Nessuno osi chiedere le dimissioni di Orazio Schillaci; andrebbe contro l’ossessione della premier, Giorgia Meloni, di evitare a ogni costo un rimpasto di governo. Ma a desiderare un passo indietro del ministro della salute sarebbero in molti, tra Lega e Fratelli d’Italia, anche se non possono dirlo ad alta voce. Tranne la stampa filo-governativa, che alimenta così l’imbarazzo già alle stelle nel centrodestra.

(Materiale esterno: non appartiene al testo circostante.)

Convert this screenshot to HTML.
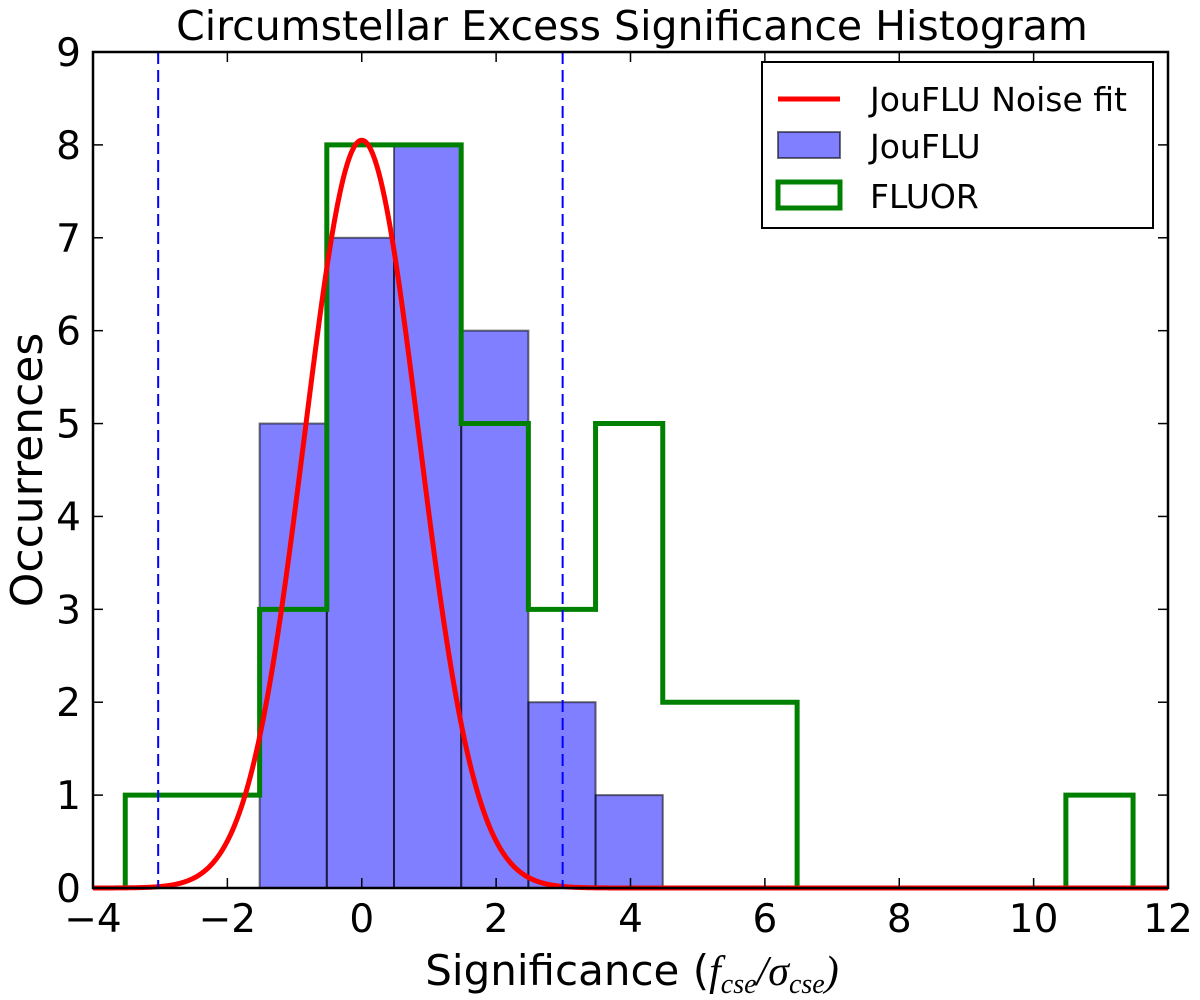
<!DOCTYPE html>
<html><head><meta charset="utf-8"><style>
body{margin:0;background:#fff;}
svg text{font-family:"DejaVu Sans","Liberation Sans",sans-serif;fill:#000;}
</style></head><body>
<svg id="chart" width="1200" height="995" xmlns="http://www.w3.org/2000/svg">
<rect width="1200" height="995" fill="#fff"/>
<g id="plot"></g>
</svg>
<script>
const xTicks=[-4,-2,0,2,4,6,8,10,12];
const yTicks=[0,1,2,3,4,5,6,7,8,9];
const joufluEdges=[-1.52,-0.52,0.48,1.48,2.48,3.48,4.48];
const joufluCounts=[5,7,8,6,2,1];
const fluorEdges=[-3.52,-2.52,-1.52,-0.52,0.48,1.48,2.48,3.48,4.48,5.48,6.48,7.48,8.48,9.48,10.48,11.48];
const fluorCounts=[1,1,3,8,8,5,3,5,2,2,0,0,0,0,1];
const fitAmp=[8.05];
const fitMu=[0.0];
const fitSigma=[0.85];
const dashLines=[-3.03,2.99];

const L=93,R=1168,T=52,B=888;
const X=v=>L+(v-(-4))/(16)*(R-L);
const Y=v=>B-v/9*(B-T);
const NS='http://www.w3.org/2000/svg';
const g=document.getElementById('plot');
function mk(tag,attrs,parent){const e=document.createElementNS(NS,tag);for(const k in attrs)e.setAttribute(k,attrs[k]);(parent||g).appendChild(e);return e;}

for(let i=0;i<joufluCounts.length;i++){
  const r=mk('rect',{x:X(joufluEdges[i]),y:Y(joufluCounts[i]),width:X(joufluEdges[i+1])-X(joufluEdges[i]),height:B-Y(joufluCounts[i]),fill:'rgba(0,0,255,0.5)',stroke:'rgba(0,0,0,0.55)','stroke-width':2});
  
  
}
let d='M'+X(fluorEdges[0])+','+B;
for(let i=0;i<fluorCounts.length;i++){d+=' L'+X(fluorEdges[i])+','+Y(fluorCounts[i])+' L'+X(fluorEdges[i+1])+','+Y(fluorCounts[i]);}
d+=' L'+X(fluorEdges[fluorEdges.length-1])+','+B;
const fp=mk('path',{d:d,fill:'none',stroke:'#008000','stroke-width':5});


let c='';
for(let k=0;k<=800;k++){const xv=-4+16*k/800;const yv=fitAmp[0]*Math.exp(-((xv-fitMu[0])**2)/(2*fitSigma[0]**2));c+=(k?' L':'M')+X(xv).toFixed(2)+','+Y(yv).toFixed(2);}
const cp=mk('path',{d:c,fill:'none',stroke:'#ff0000','stroke-width':5});


dashLines.forEach(v=>{const l=mk('line',{x1:X(v),x2:X(v),y1:T,y2:B,stroke:'#0000ff','stroke-width':2,'stroke-dasharray':'12,6'});

});
const fr=mk('rect',{x:L,y:T,width:R-L,height:B-T,fill:'none',stroke:'#000','stroke-width':2.5});


xTicks.forEach(v=>{mk('line',{x1:X(v),x2:X(v),y1:B,y2:B-10,stroke:'#000','stroke-width':1.5});mk('line',{x1:X(v),x2:X(v),y1:T,y2:T+10,stroke:'#000','stroke-width':1.5});
const t=mk('text',{x:X(v),y:B+44,'text-anchor':'middle','font-size':39});t.textContent=(v<0?'\u2212'+(-v):v);

});
yTicks.forEach(v=>{mk('line',{x1:L,x2:L+10,y1:Y(v),y2:Y(v),stroke:'#000','stroke-width':1.5});mk('line',{x1:R,x2:R-10,y1:Y(v),y2:Y(v),stroke:'#000','stroke-width':1.5});
const t=mk('text',{x:L-12,y:Y(v)+14,'text-anchor':'end','font-size':39});t.textContent=v;

});
</script>
<svg style="position:absolute;left:0;top:0" width="1200" height="995" xmlns="http://www.w3.org/2000/svg">
<text x="632" y="40" text-anchor="middle" font-size="41">Circumstellar Excess Significance Histogram</text>
<text x="632" y="985" text-anchor="middle" font-size="42">Significance (<tspan font-family="Liberation Serif" font-style="italic">f<tspan font-size="28" dy="8">cse</tspan><tspan dy="-8">/σ</tspan><tspan font-size="28" dy="8">cse</tspan><tspan dy="-8">)</tspan></tspan></text>
<text transform="translate(42,470) rotate(-90)" text-anchor="middle" font-size="44">Occurrences</text>
<g>
<rect x="762" y="62" width="391" height="166" fill="#fff" stroke="#000" stroke-width="2"/>
<line x1="778" x2="840" y1="99" y2="99" stroke="#ff0000" stroke-width="5"/>
<text x="870" y="111" font-size="33">JouFLU Noise fit</text>
<rect x="778" y="132" width="62" height="26" fill="rgba(0,0,255,0.5)" stroke="rgba(0,0,0,0.55)" stroke-width="2"/>
<text x="870" y="158" font-size="33">JouFLU</text>
<rect x="778" y="182" width="62" height="26" fill="none" stroke="#008000" stroke-width="5"/>
<text x="870" y="208" font-size="33">FLUOR</text>
</g>
</svg>
</body></html>
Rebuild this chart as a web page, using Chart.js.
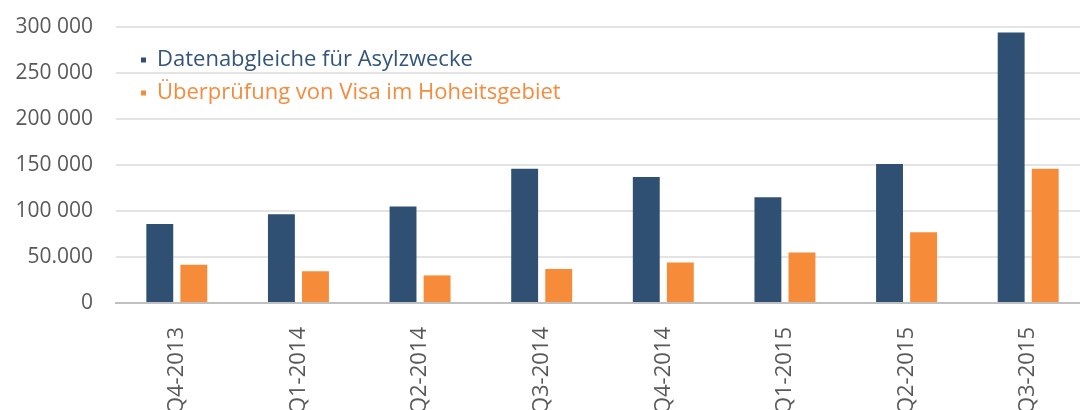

La causa è nota: il ministro ha firmato e poi ritirato la nomina di 22 componenti del Nitag, il gruppo tecnico consultivo sulle vaccinazioni, poiché nel gruppo c’erano due medici scettici sui vaccini: Paolo Bellavite e Eugenio Serravalle, noti per alcune dichiarazioni dubbiose sull’efficacia dei sieri anti-covid. Una figuraccia che aveva spinto oltre 27mila dottori e sanitari a sottoscrivere un appello per chiedere la rimozione dei due scienziati, costringendo Schillaci a prendere le distanze. Da figura tecnica, il ministro ha potuto scaricare il barile sulla sua segreteria politica che ha scelto quei due nomi (su suggerimento di Fdi). La presa di posizione di Schillaci ha irritato ancora di più Meloni. Il decreto di revoca è stato firmato in piena pausa estiva, si vocifera che sia stato il Quirinale a insistere con Schillaci per rimediare subito quando i meloniani avevano dettato la linea: se ne parla a settembre.

Che il centrodestra sia molto diviso sul tema, lo dimostrano le reazioni nervose e grottesche delle ultime ore. Forza Italia con Tajani e Gasparri ribadisce la sua ferma distanza dai movimenti no vax e la fedeltà all’obbligo vaccinale, idem Lupi con Noi moderati. I meloniani sono spaccati. «Fratelli d’Italia è sempre stata per i vaccini e per la scienza», ha detto il deputato Rampelli per mostrare una posizione responsabile del partito e negare l’ipotesi di un «commissariamento» di Schillaci, ma dietro le dichiarazioni ufficiali scalpitano le fronde interne antivacciniste, le stesse che avrebbero cercato di far nominare Bellavite e Serravalle. D’altronde prima di Ferragosto erano stati in diversi a difendere i due medici, tra cui la capogruppo della commissione Covid, Alice Buonguerrieri. Ad approfittarne è la Lega, anche in chiave regionali. Con Salvini sempre più isolato e in picchiata di consensi, il Carroccio sfrutta l’occasione per confermare la sua vicinanza alle tesi antivacciniste.

Il senatore Borghi smentisce l’accusa di avere riesumato la sua proposta per eliminare l’obbligo vaccinale, presentata senza successo lo scorso anno per eliminare la norma approvata nel 2017 dal governo Gentiloni. Ma nel farlo ricorda di rappresentare «l’unico partito a votare contro l’obbligo» e di avere «preso un impegno con moltissime associazioni che si battono per la libertà di scelta», stuzzicando «gli amici alleati di Fratelli d’Italia a prendere in mano il tema». Insorgono le opposizioni: per Malavasi (Pd), il Carroccio «strizza l’occhio alle frange no vax e mette a rischio la salute collettiva».